For next year and beyond, the looming issue confronting S-Corp is the expiration of the current tax rates coupled with the imposition of the new 3.8 percent investment tax, both of which will take place starting January 1, 2013. The net effect will be to raise the top marginal rate on S corporation shareholders from 35 percent to nearly 45 percent.

This sharp tax hike facing S corporations is not the only “policy cliff” confronting folks on January 1, 2013. Also on the list is year one of the cumulative $1.2 trillion in spending cuts (sequestration) that were triggered now that the Super Committee has failed (including significant cuts to defense spending) as well as the need for Congress to raise the debt ceiling again.

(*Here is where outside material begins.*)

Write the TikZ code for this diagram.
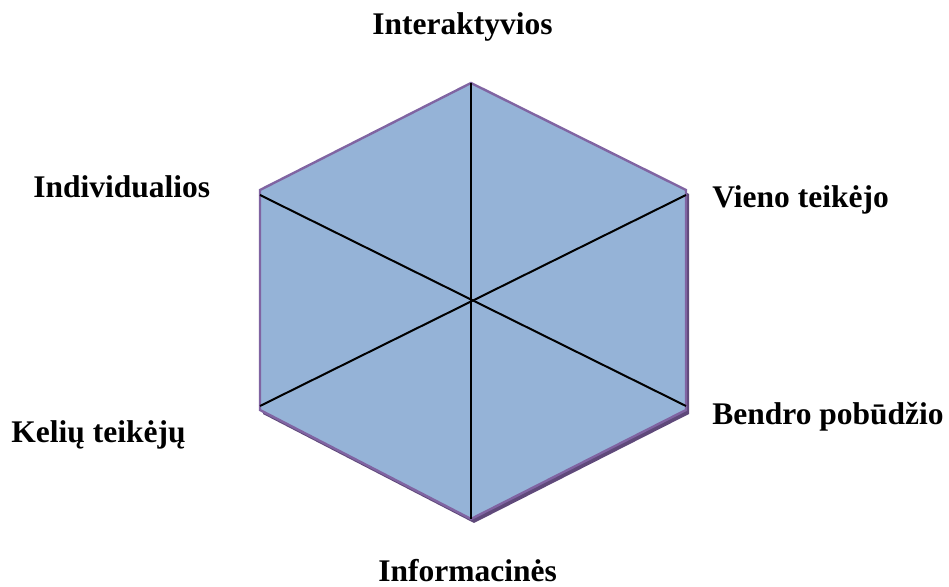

All of which suggests Congress is going to have to do something big on the tax and spending front by early 2013, if not before. What would this package look like? There’s a short list of provisions almost certain to form the core, including:

  • Debt ceiling increase together with another package of spending cuts;
  • Extension of the expiring middle-class tax relief (lower rates, marriage penalty relief, refundable child credit, etc); and
  • Extension of the AMT patch.

Beyond this core list, other possible (or likely) provisions could include an extension of upper income tax rates or some sort of broader tax reform, plus new spending cuts in exchange for reducing the pending defense cuts.

In response to this outlook, our goal is two-fold. First, work with our allies to get the provisions that expire this year, including the 5-year BIG holding period, extended into 2012 and beyond.

And second, organize the pass-through business community to make certain that Congress deals with the 2013 “rate cliff” in a timely and thoughtful manner. Congress is going to need to act, and the sooner we can educate policymakers on why, the better off we’ll be.